Given that Congress will be cramming this weekend to meet their Monday night deadline, we thought you’d find this lecture informative. One of us taught at George Mason University when Buchanan won his Nobel Prize.
Wikipedia nails the philosophy of Public Choice Theory. A bit wonky but stick with it. Buchanan is excellent.
While many political scientists define the political process as a system in which the policy decisions are viewed as a private interest vs. public interest struggle, Buchanan and Tullock suggest that the public interest is simply the aggregation of private decision makers.
Think they’re working for the public interest? The lecture is wonky.
Gordon Tullock is an economist and professor emeritus of Law and Economics at George Mason University, and is best known for his work on public choice theory.
James Buchanan is a Nobel Prize winning economist who is also widely recognized for his work in the field of public choice theory and constitutional economics.
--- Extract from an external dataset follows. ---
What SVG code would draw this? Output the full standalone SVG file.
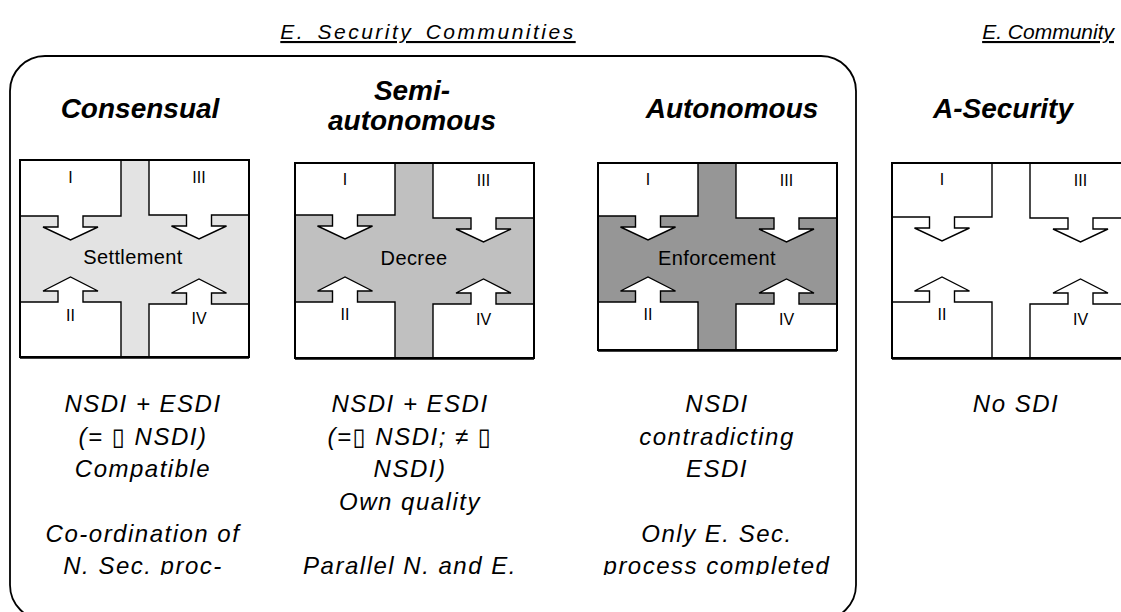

Tullock and Buchanan co-authored The Calculus of Consent: Logical Foundations of Constitutional Democracy in 1962. In it, they laid the groundwork for what is today known as public choice theory — the application of economic thinking to political issues.
In this lecture, given to mark their book’s 25th anniversary in 1987, Tullock and Buchanan talk about the impact of the Calculus of Consent on political and economic academia. Richard E. Wagner, currently the director of economics graduate programs at George Mason University, also comments.